Reporting and SLA Compliance
Many agency contracts include uptime SLAs - 99.9%, 99.95%, or similar commitments. Without monitoring, you can't prove compliance. With monitoring, you have:
- Monthly uptime percentages scoped to each client
- Incident history showing what went down, when, and for how long
- Response time trends demonstrating performance over time
These reports can be generated per-project, making it easy to include uptime data in your monthly client reports or quarterly business reviews.
Onboarding a New Client
When you sign a new client, the monitoring setup should be part of your onboarding checklist:
| Step | Action |
|---|---|
| 1 | Create a new project for the client |
| 2 | Add homepage and key page monitors |
| 3 | Add SSL and domain expiry monitors |
| 4 | Set up alert routing to the assigned team member |
| 5 | Create a status page (if included in the engagement) |
| 6 | Add application-specific monitors if applicable |
The entire process takes 5–10 minutes per client in Vantaj. No servers to configure, no agents to install.
Offboarding a Client
When a client engagement ends, remove their project.
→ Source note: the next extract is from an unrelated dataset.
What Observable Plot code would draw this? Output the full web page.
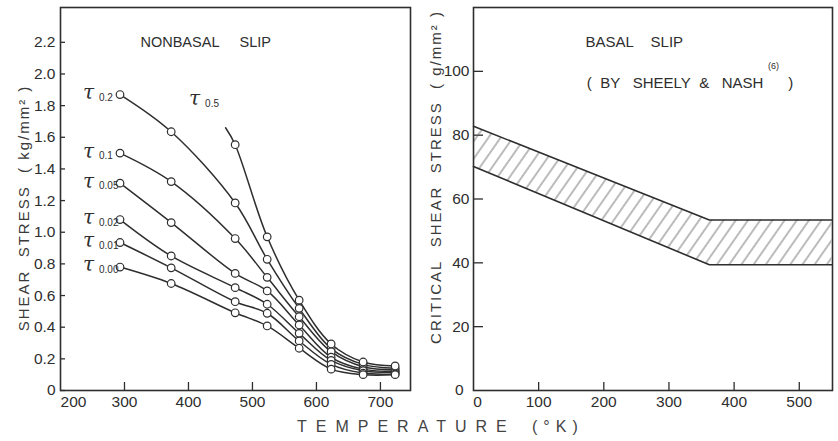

This cleans up monitors, alert routing, and status pages in one step - no orphaned monitors cluttering your dashboard months later.
Scaling Without Drowning
The key to agency monitoring at scale is discipline in structure:
- One project per client - Never mix client monitors together
- Consistent naming - Use a convention like
[Client] - [Service] - [Endpoint] - Tiered monitoring depth - Match the monitoring investment to the client's plan and complexity
- Per-client alert routing - Never blast all alerts to all team members
- Regular cleanup - Remove monitors for decommissioned sites and ended engagements
With the right structure, managing 100 client monitors is no harder than managing 10. The tool scales - the question is whether your organization does too.